File:Okuhara Seiko 1.jpg
Okuhara Seiko
Geese and Autumn Grasses
ca. 1880

Her artwork and her independent lifestyle paved the way for vanguard women artists for generations to come, and the inscription on this painting bears witness to the strength of her convictions: “I, Seiko, have indeed arrived at the state in which I could control my brush at my will and scatter ink at my wish. I established my own style no longer emulating the old masters.” [7]
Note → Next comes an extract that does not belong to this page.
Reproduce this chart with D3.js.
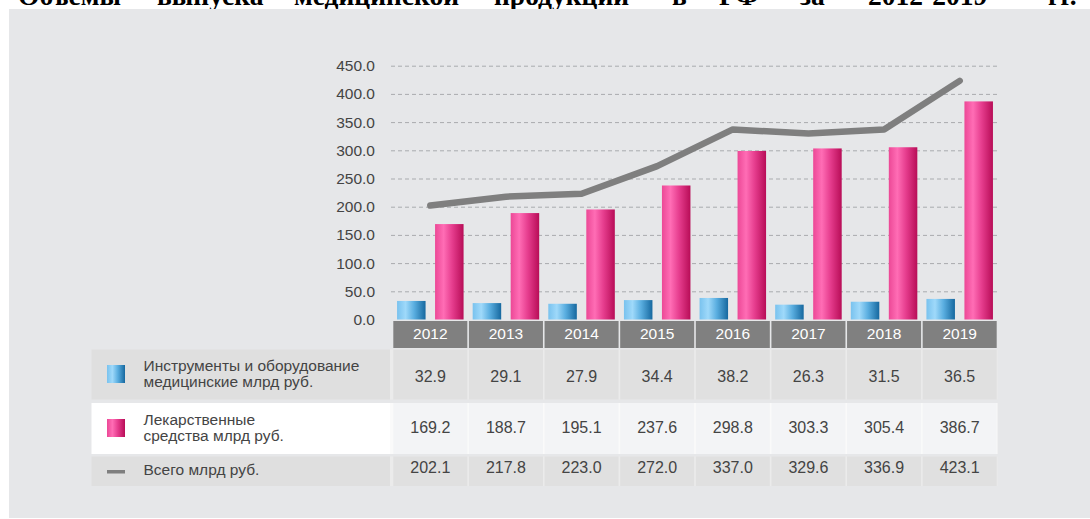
<!DOCTYPE html>
<html><head><meta charset="utf-8">
<script src="https://cdn.jsdelivr.net/npm/d3@7/dist/d3.min.js"></script>
<style>
html,body{margin:0;padding:0;background:#fff;}
svg{display:block;}
</style></head>
<body>
<svg id="c" width="1090" height="519"></svg>
<script>
const years = [2012, 2013, 2014, 2015, 2016, 2017, 2018, 2019];
const instruments = [32.9, 29.1, 27.9, 34.4, 38.2, 26.3, 31.5, 36.5];
const drugs = [169.2, 188.7, 195.1, 237.6, 298.8, 303.3, 305.4, 386.7];
const totals = [202.1, 217.8, 223.0, 272.0, 337.0, 329.6, 336.9, 423.1];
const yTicks = [0, 50, 100, 150, 200, 250, 300, 350, 400, 450];
const seriesKeys = ["inst", "drug"];
const rowLabels = [
  ["Инструменты и оборудование", "медицинские млрд руб."],
  ["Лекарственные", "средства млрд руб."],
  ["Всего млрд руб."]
];
const titleWords = ["Объемы", "выпуска", "медицинской", "продукции", "в", "РФ", "за", "2012-2019", "гг."];

const svg = d3.select("#c");
const font = "'Liberation Sans', Arial, sans-serif";

// defs: gradients
const defs = svg.append("defs");
const gBlue = defs.append("linearGradient").attr("id", "gBlue").attr("x1", "0").attr("x2", "1").attr("y1", "0").attr("y2", "0");
[[0, "#79c2ee"], [0.3, "#9fd9fa"], [0.6, "#5aaee0"], [1, "#16689f"]].forEach(s => gBlue.append("stop").attr("offset", s[0]).attr("stop-color", s[1]));
const gPink = defs.append("linearGradient").attr("id", "gPink").attr("x1", "0").attr("x2", "1").attr("y1", "0").attr("y2", "0");
[[0, "#ec4896"], [0.3, "#ff6db5"], [0.6, "#e63d8e"], [1, "#b80d57"]].forEach(s => gPink.append("stop").attr("offset", s[0]).attr("stop-color", s[1]));

// title (clipped at top, justified across the width as in the reference)
const titleX = [18, 157, 294, 494, 672, 719, 800, 868, 1048];
svg.append("g").selectAll("text").data(titleWords).join("text")
  .attr("x", (d, i) => titleX[i]).attr("y", 5)
  .attr("font-family", "'Liberation Serif', 'Times New Roman', serif")
  .attr("font-weight", "bold").attr("font-size", 27.5).attr("fill", "#000")
  .text(d => d);

// panel
svg.append("rect").attr("x", 9).attr("y", 9).attr("width", 1081).attr("height", 509).attr("fill", "#e6e7e9");

// scales
const x = d3.scaleBand().domain(years).range([392.5, 997.5]).padding(0);
const xs = d3.scaleBand().domain(seriesKeys).range([0, x.bandwidth()]).paddingInner(0.25).paddingOuter(0.12);
const y = d3.scaleLinear().domain([0, 450]).range([319.5, 65.7]);

// grid
const grid = svg.append("g").attr("transform", "translate(391,0)")
  .call(d3.axisLeft(y).tickValues(yTicks).tickSize(-606).tickFormat(""));
grid.select(".domain").remove();
grid.selectAll("line").attr("stroke", "#a9abae").attr("stroke-dasharray", "4,3").attr("stroke-width", 1);
grid.selectAll("g.tick").filter(d => d === 0).remove();

// y axis labels
const ya = svg.append("g").attr("transform", "translate(378,0)")
  .call(d3.axisLeft(y).tickValues(yTicks).tickSize(0).tickPadding(3).tickFormat(d3.format(".1f")));
ya.select(".domain").remove();
ya.selectAll("text").attr("font-family", font).attr("font-size", 15.5).attr("fill", "#444");

// bars
const groups = svg.append("g").selectAll("g").data(years).join("g")
  .attr("transform", d => `translate(${x(d)},0)`);
groups.append("rect")
  .attr("x", xs("inst")).attr("width", xs.bandwidth())
  .attr("y", (d, i) => y(instruments[i])).attr("height", (d, i) => y(0) - y(instruments[i]))
  .attr("fill", "url(#gBlue)");
groups.append("rect")
  .attr("x", xs("drug")).attr("width", xs.bandwidth())
  .attr("y", (d, i) => y(drugs[i])).attr("height", (d, i) => y(0) - y(drugs[i]))
  .attr("fill", "url(#gPink)");

// total line
const line = d3.line().x((d, i) => x(years[i]) + x.bandwidth() / 2).y(d => y(d));
svg.append("path").datum(totals).attr("d", line)
  .attr("fill", "none").attr("stroke", "#7f7f7f").attr("stroke-width", 6.5)
  .attr("stroke-linejoin", "round").attr("stroke-linecap", "round");

// header row (years)
const hdr = svg.append("g").selectAll("g").data(years).join("g");
hdr.append("rect").attr("x", d => x(d) + 0.8).attr("width", x.bandwidth() - 1.6)
  .attr("y", 321).attr("height", 27).attr("fill", "#808080");
hdr.append("text").attr("x", d => x(d) + x.bandwidth() / 2).attr("y", 333.5)
  .attr("dy", "0.35em").attr("text-anchor", "middle")
  .attr("font-family", font).attr("font-size", 15.5).attr("fill", "#fff").text(d => d);

// table rows
const rows = [
  { y0: 349.5, y1: 399.5, labelBg: "#dfdfdf", dataBg: "#e0e0e0", sep: "#ebebeb", vals: instruments, icon: "blue", ty: 376.7 },
  { y0: 403, y1: 454, labelBg: "#ffffff", dataBg: "#f3f4f6", sep: "#fafafa", vals: drugs, icon: "pink", ty: 427.5 },
  { y0: 456.5, y1: 486, labelBg: "#dfdfdf", dataBg: "#e0e0e0", sep: "#ebebeb", vals: totals, icon: "line", ty: 467.5 }
];
const fmt = d3.format(".1f");
rows.forEach((r, ri) => {
  const g = svg.append("g");
  g.append("rect").attr("x", 91.5).attr("y", r.y0).attr("width", 298.5).attr("height", r.y1 - r.y0).attr("fill", r.labelBg);
  g.append("rect").attr("x", 390).attr("y", r.y0).attr("width", 607.5).attr("height", r.y1 - r.y0).attr("fill", r.sep);
  g.selectAll("rect.cell").data(years).join("rect").attr("class", "cell")
    .attr("x", d => x(d) + 0.8).attr("width", x.bandwidth() - 1.6)
    .attr("y", r.y0).attr("height", r.y1 - r.y0).attr("fill", r.dataBg);
  g.selectAll("text.val").data(r.vals).join("text").attr("class", "val")
    .attr("x", (d, i) => x(years[i]) + x.bandwidth() / 2).attr("y", r.ty).attr("dy", "0.35em")
    .attr("text-anchor", "middle").attr("font-family", font).attr("font-size", 16).attr("fill", "#444")
    .text(d => fmt(d));
  // icon
  const cy = (r.y0 + r.y1) / 2;
  if (r.icon === "blue") g.append("rect").attr("x", 107).attr("y", cy - 9.5).attr("width", 18).attr("height", 18).attr("fill", "url(#gBlue)");
  if (r.icon === "pink") g.append("rect").attr("x", 107).attr("y", cy - 9.5).attr("width", 18).attr("height", 18).attr("fill", "url(#gPink)");
  if (r.icon === "line") g.append("rect").attr("x", 107).attr("y", 470).attr("width", 18).attr("height", 3.5).attr("fill", "#7f7f7f");
  // label
  const lines = rowLabels[ri];
  const lh = 16.5;
  const startY = (ri === 2 ? 469.5 : cy - (lines.length - 1) * lh / 2 - 1);
  lines.forEach((t, li) => {
    g.append("text").attr("x", 143.5).attr("y", startY + li * lh).attr("dy", "0.35em")
      .attr("font-family", font).attr("font-size", 15.5).attr("fill", "#444").text(t);
  });
});
</script>
</body></html>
Seiko retired to Kumagaya, north of Tokyo, where she continued to paint in her country villa studio until just a year before her death. Her works include mokkotsu (‘boneless’; without bounding outlines) landscape, flower paintings, bold calligraphy from the 1870s and shinkei zu (‘true view’ paintings), her screens of the Sumida River in Spring, and a handscroll of the Tsukigase Plum-blossom Valley. Most of her works remain in regional private collections, however, a major collection of her works reside in the Koga City Museum of History, the Tokyo National Museum, the Ibaraki Museum of Modern Art, the Prefectural History Museum, Mito, Saitama Prefectural Museum of Modern Art, and the Municipal History Museum in Koga. [8]

Okuhara Seiko
Crow on a Willow Branch with Orange Sky
c.a. 1930s
11 1/4 x 11 inches

1. Asia Pacific. Chang Phil, Asians in America Timeline. (Accessed January 21,  2013).
2. Heart Mountain Wyoming Foundation, Coming to America. The Issei: Early Japanese Migration. (Accessed January 23, 2013).
3. Encyclopedia of Immigration, Hawaii. Published December 22, 2011. (Accessed January 24, 2013).
4. Weimann, 1981. 274.
5. Woolf, 1929.
6. Art Fact, Okuhara Seiko (1837-1913). (Accessed January, 25, 2013).
7. Okuhara Seiko Biography. (Accessed January, 25, 2013).
8. Art Fact. (Acessed January 25, 2013).